— start Record excerpts —

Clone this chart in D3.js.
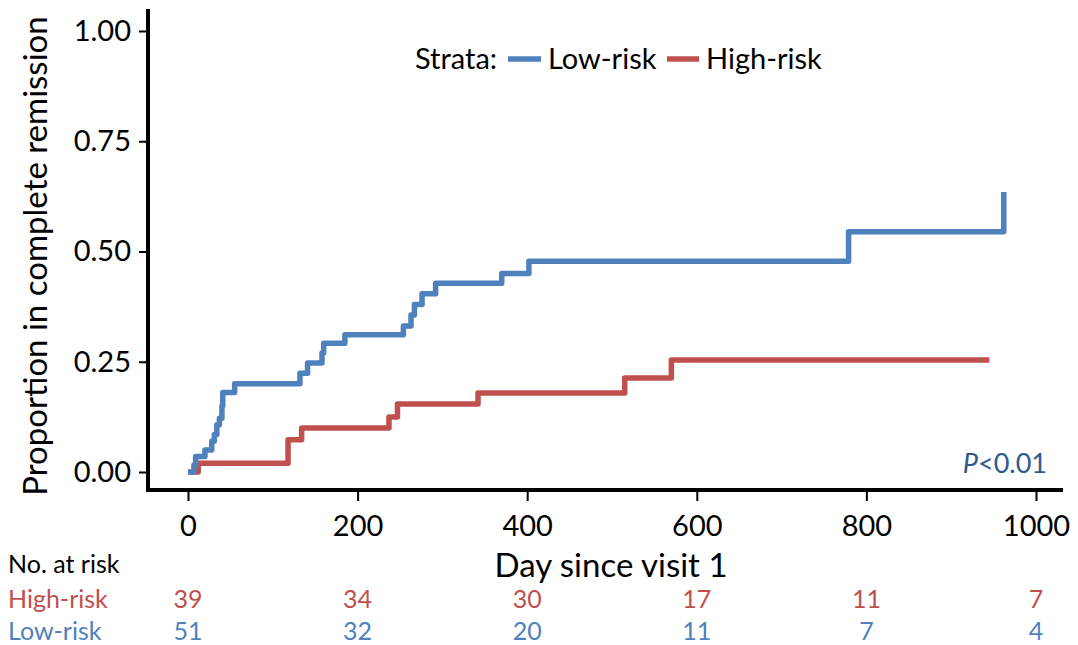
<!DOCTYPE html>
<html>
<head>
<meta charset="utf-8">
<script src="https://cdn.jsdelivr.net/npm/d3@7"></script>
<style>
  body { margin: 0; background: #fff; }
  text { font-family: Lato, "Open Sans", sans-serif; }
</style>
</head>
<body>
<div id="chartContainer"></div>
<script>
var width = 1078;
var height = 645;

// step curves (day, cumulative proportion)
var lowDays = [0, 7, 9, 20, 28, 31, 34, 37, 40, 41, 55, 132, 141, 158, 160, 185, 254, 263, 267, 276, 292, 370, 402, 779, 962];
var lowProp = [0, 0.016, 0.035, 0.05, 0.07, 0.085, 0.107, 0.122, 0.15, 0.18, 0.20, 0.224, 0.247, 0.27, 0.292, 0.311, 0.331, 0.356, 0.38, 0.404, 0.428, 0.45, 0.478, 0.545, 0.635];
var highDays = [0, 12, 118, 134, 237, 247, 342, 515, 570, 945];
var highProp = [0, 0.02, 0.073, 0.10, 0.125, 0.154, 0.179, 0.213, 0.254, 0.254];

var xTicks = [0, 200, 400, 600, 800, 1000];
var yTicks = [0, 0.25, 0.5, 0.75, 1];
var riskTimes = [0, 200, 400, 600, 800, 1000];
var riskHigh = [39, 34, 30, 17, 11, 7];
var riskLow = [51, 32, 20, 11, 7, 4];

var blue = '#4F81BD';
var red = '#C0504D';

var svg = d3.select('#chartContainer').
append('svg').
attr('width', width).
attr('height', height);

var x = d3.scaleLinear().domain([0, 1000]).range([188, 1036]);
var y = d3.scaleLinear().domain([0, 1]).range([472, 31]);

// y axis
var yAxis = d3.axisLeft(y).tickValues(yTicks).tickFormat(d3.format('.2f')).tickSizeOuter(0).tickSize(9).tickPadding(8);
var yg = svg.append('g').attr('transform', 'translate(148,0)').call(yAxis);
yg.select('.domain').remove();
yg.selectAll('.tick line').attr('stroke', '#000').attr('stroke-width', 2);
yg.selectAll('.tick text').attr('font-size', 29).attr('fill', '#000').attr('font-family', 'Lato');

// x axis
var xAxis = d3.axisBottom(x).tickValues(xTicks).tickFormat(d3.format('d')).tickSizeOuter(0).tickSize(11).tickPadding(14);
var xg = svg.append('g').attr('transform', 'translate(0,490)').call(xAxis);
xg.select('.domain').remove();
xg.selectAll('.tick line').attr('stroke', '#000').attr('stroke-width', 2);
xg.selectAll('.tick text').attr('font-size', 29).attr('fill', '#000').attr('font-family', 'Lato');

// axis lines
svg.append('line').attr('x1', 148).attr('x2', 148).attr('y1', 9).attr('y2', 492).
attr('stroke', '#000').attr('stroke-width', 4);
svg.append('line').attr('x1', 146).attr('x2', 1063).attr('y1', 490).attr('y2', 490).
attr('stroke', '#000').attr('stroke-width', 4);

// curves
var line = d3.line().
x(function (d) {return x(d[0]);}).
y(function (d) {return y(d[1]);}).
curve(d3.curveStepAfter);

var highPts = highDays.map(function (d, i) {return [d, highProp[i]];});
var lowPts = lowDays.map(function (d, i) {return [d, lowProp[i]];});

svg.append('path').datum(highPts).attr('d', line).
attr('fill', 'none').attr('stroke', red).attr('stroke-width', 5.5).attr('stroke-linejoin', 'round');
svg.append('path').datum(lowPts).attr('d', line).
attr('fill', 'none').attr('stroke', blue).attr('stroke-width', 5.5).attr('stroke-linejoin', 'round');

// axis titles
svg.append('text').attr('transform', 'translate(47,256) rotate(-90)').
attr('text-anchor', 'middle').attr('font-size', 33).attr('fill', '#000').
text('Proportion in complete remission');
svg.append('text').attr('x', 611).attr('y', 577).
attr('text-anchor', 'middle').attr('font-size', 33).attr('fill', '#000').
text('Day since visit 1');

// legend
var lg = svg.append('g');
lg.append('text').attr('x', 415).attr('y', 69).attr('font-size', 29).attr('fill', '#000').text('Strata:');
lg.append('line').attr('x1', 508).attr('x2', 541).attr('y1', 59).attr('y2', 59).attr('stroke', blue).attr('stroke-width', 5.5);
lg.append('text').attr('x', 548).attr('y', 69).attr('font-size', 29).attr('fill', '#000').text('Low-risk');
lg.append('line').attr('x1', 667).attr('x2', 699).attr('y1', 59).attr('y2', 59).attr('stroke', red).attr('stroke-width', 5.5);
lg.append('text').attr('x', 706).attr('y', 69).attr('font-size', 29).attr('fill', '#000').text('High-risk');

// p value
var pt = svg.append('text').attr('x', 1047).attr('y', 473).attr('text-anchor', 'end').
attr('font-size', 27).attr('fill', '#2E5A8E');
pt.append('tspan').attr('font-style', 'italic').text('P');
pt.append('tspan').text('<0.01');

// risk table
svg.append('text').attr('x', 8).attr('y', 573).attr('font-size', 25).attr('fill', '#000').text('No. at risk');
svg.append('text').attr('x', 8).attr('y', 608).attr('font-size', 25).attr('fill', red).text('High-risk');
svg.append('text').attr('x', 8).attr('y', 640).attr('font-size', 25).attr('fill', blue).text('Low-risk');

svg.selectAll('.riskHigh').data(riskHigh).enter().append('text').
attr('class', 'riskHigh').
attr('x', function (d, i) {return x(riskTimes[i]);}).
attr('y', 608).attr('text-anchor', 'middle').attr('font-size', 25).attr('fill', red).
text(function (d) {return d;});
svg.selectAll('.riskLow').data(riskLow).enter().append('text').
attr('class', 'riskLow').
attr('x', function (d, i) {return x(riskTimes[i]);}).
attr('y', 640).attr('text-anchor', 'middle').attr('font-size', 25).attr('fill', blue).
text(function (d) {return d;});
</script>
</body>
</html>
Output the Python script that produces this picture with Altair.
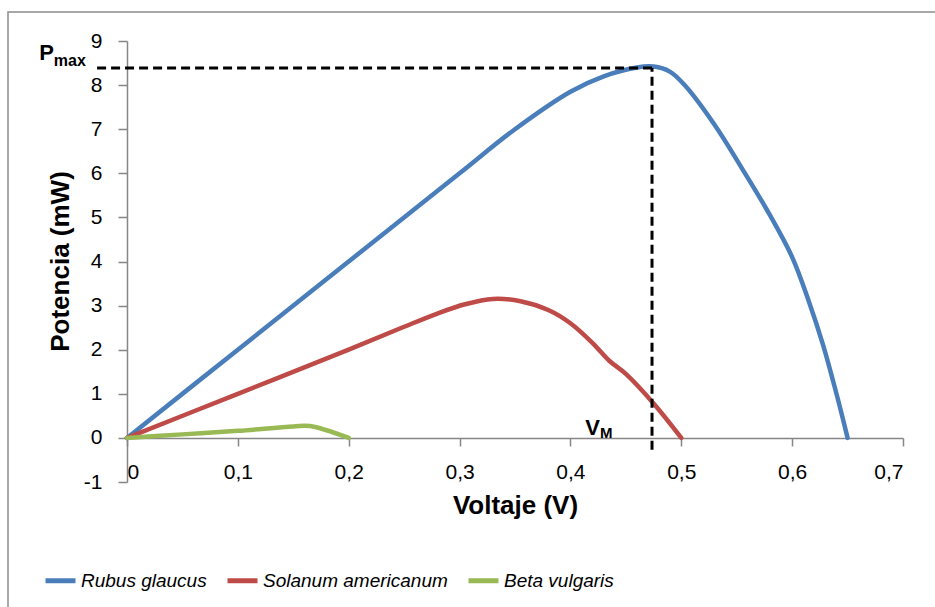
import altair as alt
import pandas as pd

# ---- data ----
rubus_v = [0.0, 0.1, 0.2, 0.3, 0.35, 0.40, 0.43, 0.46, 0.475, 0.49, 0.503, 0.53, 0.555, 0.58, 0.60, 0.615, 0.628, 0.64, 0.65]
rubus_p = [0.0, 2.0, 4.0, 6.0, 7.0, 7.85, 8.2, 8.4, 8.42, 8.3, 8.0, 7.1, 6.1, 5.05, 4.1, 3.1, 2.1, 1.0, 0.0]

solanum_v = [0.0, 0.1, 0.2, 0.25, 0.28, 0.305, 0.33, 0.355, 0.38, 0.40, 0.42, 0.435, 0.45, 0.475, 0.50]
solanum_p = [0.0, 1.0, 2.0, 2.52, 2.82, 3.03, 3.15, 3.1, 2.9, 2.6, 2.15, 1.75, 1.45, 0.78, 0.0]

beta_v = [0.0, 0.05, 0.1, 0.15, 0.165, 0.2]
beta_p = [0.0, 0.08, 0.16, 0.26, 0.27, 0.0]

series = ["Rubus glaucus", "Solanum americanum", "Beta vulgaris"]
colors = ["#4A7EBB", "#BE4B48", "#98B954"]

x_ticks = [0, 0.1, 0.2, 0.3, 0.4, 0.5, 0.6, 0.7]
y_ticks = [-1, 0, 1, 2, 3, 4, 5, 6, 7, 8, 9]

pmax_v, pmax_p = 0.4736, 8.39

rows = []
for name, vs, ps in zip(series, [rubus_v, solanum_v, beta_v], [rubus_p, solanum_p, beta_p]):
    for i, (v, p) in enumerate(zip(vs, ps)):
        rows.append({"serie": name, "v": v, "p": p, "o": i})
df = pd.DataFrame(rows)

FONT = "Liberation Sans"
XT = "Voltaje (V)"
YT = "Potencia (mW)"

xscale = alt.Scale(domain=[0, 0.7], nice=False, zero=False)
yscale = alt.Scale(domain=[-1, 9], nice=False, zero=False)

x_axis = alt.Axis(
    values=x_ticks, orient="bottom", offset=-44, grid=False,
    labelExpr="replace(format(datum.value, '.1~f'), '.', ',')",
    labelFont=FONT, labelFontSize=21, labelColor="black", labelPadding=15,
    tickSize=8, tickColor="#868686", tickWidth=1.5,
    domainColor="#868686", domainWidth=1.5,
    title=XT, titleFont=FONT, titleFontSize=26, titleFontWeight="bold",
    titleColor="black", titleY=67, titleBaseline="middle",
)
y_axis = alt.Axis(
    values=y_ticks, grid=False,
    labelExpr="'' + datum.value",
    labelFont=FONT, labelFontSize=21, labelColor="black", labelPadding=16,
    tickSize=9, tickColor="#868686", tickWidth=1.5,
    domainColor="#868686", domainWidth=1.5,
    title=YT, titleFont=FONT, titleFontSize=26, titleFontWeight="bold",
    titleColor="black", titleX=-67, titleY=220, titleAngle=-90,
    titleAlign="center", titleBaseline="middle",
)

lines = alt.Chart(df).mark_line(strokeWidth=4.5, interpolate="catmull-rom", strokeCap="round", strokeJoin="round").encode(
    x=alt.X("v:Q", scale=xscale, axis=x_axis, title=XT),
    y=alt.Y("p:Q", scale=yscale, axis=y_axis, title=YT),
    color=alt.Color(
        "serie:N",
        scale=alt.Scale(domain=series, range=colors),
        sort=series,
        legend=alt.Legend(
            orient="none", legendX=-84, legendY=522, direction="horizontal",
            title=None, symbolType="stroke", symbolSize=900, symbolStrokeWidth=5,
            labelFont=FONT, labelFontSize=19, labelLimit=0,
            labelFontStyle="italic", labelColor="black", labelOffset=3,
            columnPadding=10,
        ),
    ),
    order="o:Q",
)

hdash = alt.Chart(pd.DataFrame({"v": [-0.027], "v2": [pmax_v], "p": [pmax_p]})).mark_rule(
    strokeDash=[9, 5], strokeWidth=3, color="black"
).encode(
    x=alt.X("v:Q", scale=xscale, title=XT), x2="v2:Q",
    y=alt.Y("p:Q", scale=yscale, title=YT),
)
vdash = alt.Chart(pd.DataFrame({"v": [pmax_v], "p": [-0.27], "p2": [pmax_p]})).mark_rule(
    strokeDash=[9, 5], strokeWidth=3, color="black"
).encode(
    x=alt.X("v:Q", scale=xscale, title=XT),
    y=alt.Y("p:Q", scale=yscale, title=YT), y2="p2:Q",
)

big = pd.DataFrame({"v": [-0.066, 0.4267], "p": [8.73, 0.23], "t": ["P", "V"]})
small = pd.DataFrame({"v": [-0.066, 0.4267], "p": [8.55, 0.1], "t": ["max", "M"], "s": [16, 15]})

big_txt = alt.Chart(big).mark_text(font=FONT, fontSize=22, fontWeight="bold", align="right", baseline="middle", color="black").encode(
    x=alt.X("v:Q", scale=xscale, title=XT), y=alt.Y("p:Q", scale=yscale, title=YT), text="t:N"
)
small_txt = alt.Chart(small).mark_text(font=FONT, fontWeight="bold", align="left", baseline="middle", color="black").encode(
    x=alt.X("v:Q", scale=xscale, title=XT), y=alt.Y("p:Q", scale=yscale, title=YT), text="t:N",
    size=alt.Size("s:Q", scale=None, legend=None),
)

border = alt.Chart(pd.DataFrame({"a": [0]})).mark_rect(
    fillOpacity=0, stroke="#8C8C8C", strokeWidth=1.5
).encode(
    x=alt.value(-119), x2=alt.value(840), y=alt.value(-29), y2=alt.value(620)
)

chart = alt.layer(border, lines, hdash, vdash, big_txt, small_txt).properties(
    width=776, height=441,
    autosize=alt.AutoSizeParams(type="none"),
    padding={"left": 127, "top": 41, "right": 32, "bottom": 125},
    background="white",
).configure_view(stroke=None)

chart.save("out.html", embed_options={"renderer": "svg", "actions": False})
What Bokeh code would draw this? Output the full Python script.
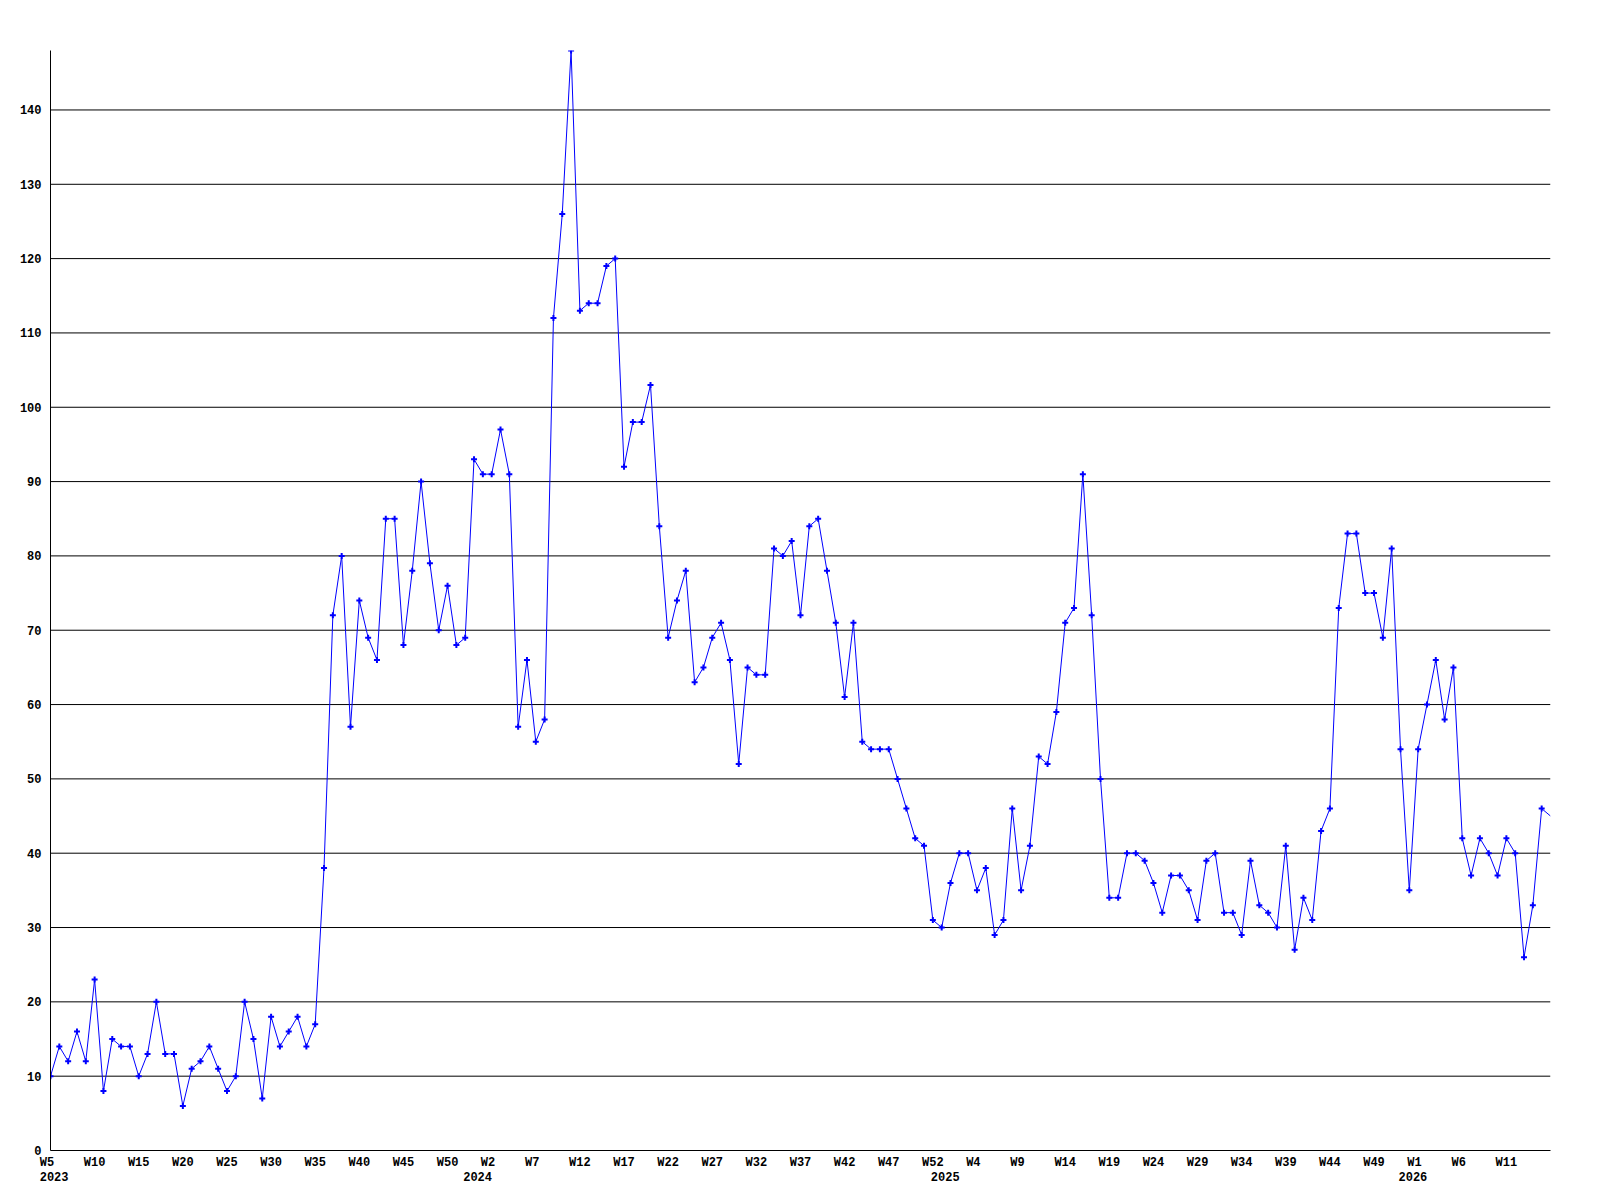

— end Record excerpts —

▶ Your objective: Isolate the lines that hold the word "this" and copy all of them.

▶ Task result:
Clone this chart in D3.js.
Output the Python script that produces this picture with Altair.
What Bokeh code would draw this? Output the full Python script.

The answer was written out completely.